Set down the full listing exactly as given. Any pictures are to be left out.

════════════════

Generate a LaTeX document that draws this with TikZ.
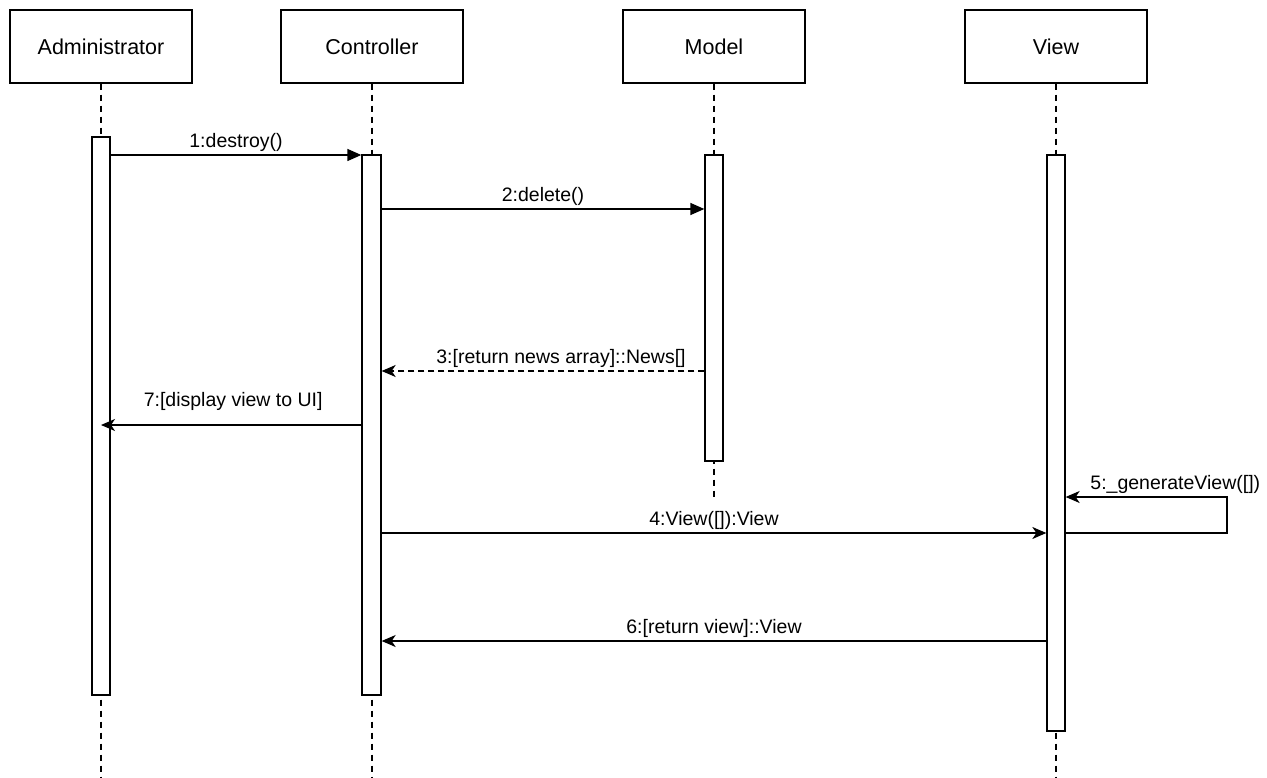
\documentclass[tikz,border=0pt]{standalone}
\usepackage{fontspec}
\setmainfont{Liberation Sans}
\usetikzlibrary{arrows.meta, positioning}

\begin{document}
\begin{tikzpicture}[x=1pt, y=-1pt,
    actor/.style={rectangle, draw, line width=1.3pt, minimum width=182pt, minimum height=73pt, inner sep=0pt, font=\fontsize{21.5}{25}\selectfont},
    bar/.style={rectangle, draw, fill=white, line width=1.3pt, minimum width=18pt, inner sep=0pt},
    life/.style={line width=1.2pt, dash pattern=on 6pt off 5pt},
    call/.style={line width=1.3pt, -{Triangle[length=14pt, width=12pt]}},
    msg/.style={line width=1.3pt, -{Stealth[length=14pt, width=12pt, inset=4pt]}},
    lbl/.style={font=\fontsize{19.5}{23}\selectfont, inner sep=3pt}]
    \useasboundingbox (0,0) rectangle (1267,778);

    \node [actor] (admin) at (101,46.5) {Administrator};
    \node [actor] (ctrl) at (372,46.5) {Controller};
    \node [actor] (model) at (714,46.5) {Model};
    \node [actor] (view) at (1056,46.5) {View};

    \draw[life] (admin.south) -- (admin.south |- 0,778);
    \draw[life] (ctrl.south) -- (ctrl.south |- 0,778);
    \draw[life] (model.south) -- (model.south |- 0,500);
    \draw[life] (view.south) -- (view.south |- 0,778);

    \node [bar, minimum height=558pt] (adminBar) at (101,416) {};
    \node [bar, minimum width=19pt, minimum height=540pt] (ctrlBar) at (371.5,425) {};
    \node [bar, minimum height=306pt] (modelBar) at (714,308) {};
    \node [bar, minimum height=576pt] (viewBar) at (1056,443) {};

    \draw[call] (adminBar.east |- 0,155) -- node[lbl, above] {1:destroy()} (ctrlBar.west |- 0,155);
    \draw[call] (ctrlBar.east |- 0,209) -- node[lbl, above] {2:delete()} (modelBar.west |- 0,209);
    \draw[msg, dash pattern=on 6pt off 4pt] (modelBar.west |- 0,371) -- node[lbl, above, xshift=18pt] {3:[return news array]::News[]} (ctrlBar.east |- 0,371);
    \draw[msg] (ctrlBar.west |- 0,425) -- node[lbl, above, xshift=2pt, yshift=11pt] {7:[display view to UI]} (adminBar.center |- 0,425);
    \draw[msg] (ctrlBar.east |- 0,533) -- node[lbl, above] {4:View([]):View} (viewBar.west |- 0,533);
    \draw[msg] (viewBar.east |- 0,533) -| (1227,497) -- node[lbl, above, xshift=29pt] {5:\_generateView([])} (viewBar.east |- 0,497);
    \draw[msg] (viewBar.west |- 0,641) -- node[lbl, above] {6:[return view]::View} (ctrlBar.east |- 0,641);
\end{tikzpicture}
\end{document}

════════════════

(REPLY):
Generate a LaTeX document that draws this with TikZ.
\documentclass[tikz,border=0pt]{standalone}
\usepackage{fontspec}
\setmainfont{Liberation Sans}
\usetikzlibrary{arrows.meta, positioning}

\begin{document}
\begin{tikzpicture}[x=1pt, y=-1pt,
    actor/.style={rectangle, draw, line width=1.3pt, minimum width=182pt, minimum height=73pt, inner sep=0pt, font=\fontsize{21.5}{25}\selectfont},
    bar/.style={rectangle, draw, fill=white, line width=1.3pt, minimum width=18pt, inner sep=0pt},
    life/.style={line width=1.2pt, dash pattern=on 6pt off 5pt},
    call/.style={line width=1.3pt, -{Triangle[length=14pt, width=12pt]}},
    msg/.style={line width=1.3pt, -{Stealth[length=14pt, width=12pt, inset=4pt]}},
    lbl/.style={font=\fontsize{19.5}{23}\selectfont, inner sep=3pt}]
    \useasboundingbox (0,0) rectangle (1267,778);

    \node [actor] (admin) at (101,46.5) {Administrator};
    \node [actor] (ctrl) at (372,46.5) {Controller};
    \node [actor] (model) at (714,46.5) {Model};
    \node [actor] (view) at (1056,46.5) {View};

    \draw[life] (admin.south) -- (admin.south |- 0,778);
    \draw[life] (ctrl.south) -- (ctrl.south |- 0,778);
    \draw[life] (model.south) -- (model.south |- 0,500);
    \draw[life] (view.south) -- (view.south |- 0,778);

    \node [bar, minimum height=558pt] (adminBar) at (101,416) {};
    \node [bar, minimum width=19pt, minimum height=540pt] (ctrlBar) at (371.5,425) {};
    \node [bar, minimum height=306pt] (modelBar) at (714,308) {};
    \node [bar, minimum height=576pt] (viewBar) at (1056,443) {};

    \draw[call] (adminBar.east |- 0,155) -- node[lbl, above] {1:destroy()} (ctrlBar.west |- 0,155);
    \draw[call] (ctrlBar.east |- 0,209) -- node[lbl, above] {2:delete()} (modelBar.west |- 0,209);
    \draw[msg, dash pattern=on 6pt off 4pt] (modelBar.west |- 0,371) -- node[lbl, above, xshift=18pt] {3:[return news array]::News[]} (ctrlBar.east |- 0,371);
    \draw[msg] (ctrlBar.west |- 0,425) -- node[lbl, above, xshift=2pt, yshift=11pt] {7:[display view to UI]} (adminBar.center |- 0,425);
    \draw[msg] (ctrlBar.east |- 0,533) -- node[lbl, above] {4:View([]):View} (viewBar.west |- 0,533);
    \draw[msg] (viewBar.east |- 0,533) -| (1227,497) -- node[lbl, above, xshift=29pt] {5:\_generateView([])} (viewBar.east |- 0,497);
    \draw[msg] (viewBar.west |- 0,641) -- node[lbl, above] {6:[return view]::View} (ctrlBar.east |- 0,641);
\end{tikzpicture}
\end{document}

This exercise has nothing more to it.